Let’s take a snapshot manually right now:
root@debian-test:/testpool/mysql# zfs snapshot testpool/mysql@first
root@debian-test:/testpool/mysql# zfs list -t snapshot
NAME USED AVAIL REFER MOUNTPOINT
testpool/mysql@first 0B - 96K -
The backup server should have the same version of mariadb installed as what is generally used on your main server(s). Besides that, just install zfs on the backup server, and make sure that you create a pool there as well. You will use this pool to receive snapshots over from the main server.
The transfer of snapshots happen with the zfs send
and zfs recv
commands. zfs send
outputs to standard output, so you can pipe it, or use file-redirection for a direct output into a file. Likewise, zfs recv
takes inputs from standard input, so it can take input from a pipe, or a file.
In my case, there’s no direct network access between my two test machines, so I must export from zfs into a file, and then reimport on the second test machine:
root@debian-test:/testpool/mysql# zfs send testpool/mysql@first > /tmp/mysql-backup.zfs
And on the receiving end:
root@debian-test2:/# zfs recv testpool/mysql < /tmp/mysql-backup.zfs
Otherwise, if the two machines both using zfs have direct network access, it’s possible to of course just send things directly:
root@sender-host:/# zfs send somepool/mysql@some-unique-name | ssh root@target-host zfs recv somepool/mysql
Fishing the data out of the backup
We’ll establish that the following data existed at the time of creating the snapshot.
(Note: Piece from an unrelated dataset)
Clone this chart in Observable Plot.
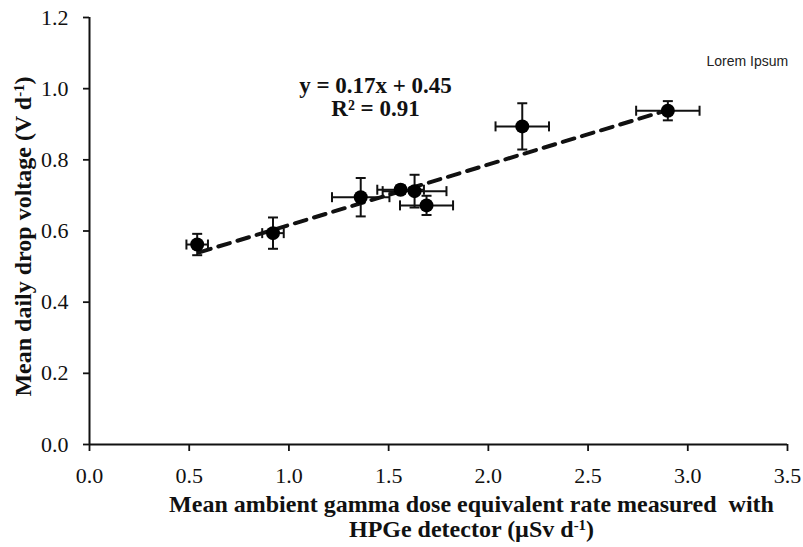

MariaDB [test]> SELECT * FROM table1;
+---------+---------+
| column1 | column2 |
+---------+---------+
| 1 | test |
+---------+---------+
1 row in set (0.000 sec)
MariaDB [(none)]> SELECT @@hostname;
+-------------+
| @@hostname |
+-------------+
| debian-test |
+-------------+
1 row in set (0.000 sec)
On the backup server create the directory structure and load the backup:
cd /testpool
mkdir mysql
zfs recv testpool/mysql < /tmp/mysql-backup.zfs
You should be able to see that everything is transfered:
root@debian-test2:/testpool/mysql# zfs list -t snapshot
NAME USED AVAIL REFER MOUNTPOINT
testpool/mysql@first 0B - 3.31M -
root@debian-test2:/testpool/mysql# ls
aria_log.00000001 ddl_recovery-backup.log ib_logfile0 mysql mysql_upgrade_info test
aria_log_control ddl_recovery.log ibtmp1 mysqld-relay-bin.000001 performance_schema
bin-mariadb.000001 ib_buffer_pool master.info mysqld-relay-bin.000002 relay-log.info
bin-mariadb.index ibdata1 multi-master.info mysqld-relay-bin.index sys
Now we can use zfs built in ability to mount things from zfs to your OS filesystem to use this backup as a working copy:
cd ~
zfs set mountpoint=legacy testpool/mysql
zfs set mountpoint=/var/lib/mysql testpool/mysql
chown -R mysql:mysql /var/lib/mysql
/sbin/restorecon -rv /var/lib/mysql
We should see a usable instance of mariadb in /var/lib/mysql:
root@debian-test2:~# ls /var/lib/mysql/
aria_log.00000001 ddl_recovery-backup.log ib_logfile0 mysql mysql_upgrade_info test
aria_log_control ddl_recovery.log ibtmp1 mysqld-relay-bin.000001 performance_schema
bin-mariadb.000001 ib_buffer_pool master.info mysqld-relay-bin.000002 relay-log.info
bin-mariadb.index ibdata1 multi-master.info mysqld-relay-bin.index sys
Start the db service:
systemctl start mariadb
And check:
MariaDB [(none)]> SELECT * FROM test.table1;
+---------+---------+
| column1 | column2 |
+---------+---------+
| 1 | test |
+---------+---------+
1 row in set (0.001 sec)
MariaDB [(none)]> SELECT @@hostname;
+--------------+
| @@hostname |
+--------------+
| debian-test2 |
+--------------+
1 row in set (0.000 sec)
Starting the database will take a good 15 mins (or more) on a realistic dataset, but it’ll still be an order of magnitude faster than trying to load in a mysqldump! Occasionally, a snapshot might catch mariadb mid-transaction, leaving it in an unclean state.
In that case, you’ll probably fail to start the db, and see something like this in the mysql logs:
[ERROR] Found 1 prepared transactions!
For the sake of restoring some random table, you’ll probably NOT want to do all the work of figuring out which transaction failed and roll it back. You can force your way into the DB via recovery mode:
mariadbd --user=root --skip-grant-tables --innodb-force-recovery=4
Grab what you need, without having to think too much here.
Once the required data has been recovered, stop the service and destroy the dataset:
systemctl stop mariadb
zfs destroy -r testpool/mysql
This method can also be used to restore a full database, in which case you just use zfs send and receive and just overwrite everything.
Beyond the basics
This guide merely looked at the tip of the iceberg of features zfs has to offer. There’s a whole host of advanced configuration parameters that we have not touched upon. Doing so would be beyond the scope of this simple guide, but I strongly recommend checking out the Debian Wiki, as well as the zfs official docs. Moreover, actually using zfs with mariadb on a production environment would require some careful consideration, as by default, innodb and zfs have some overlapping functionalities.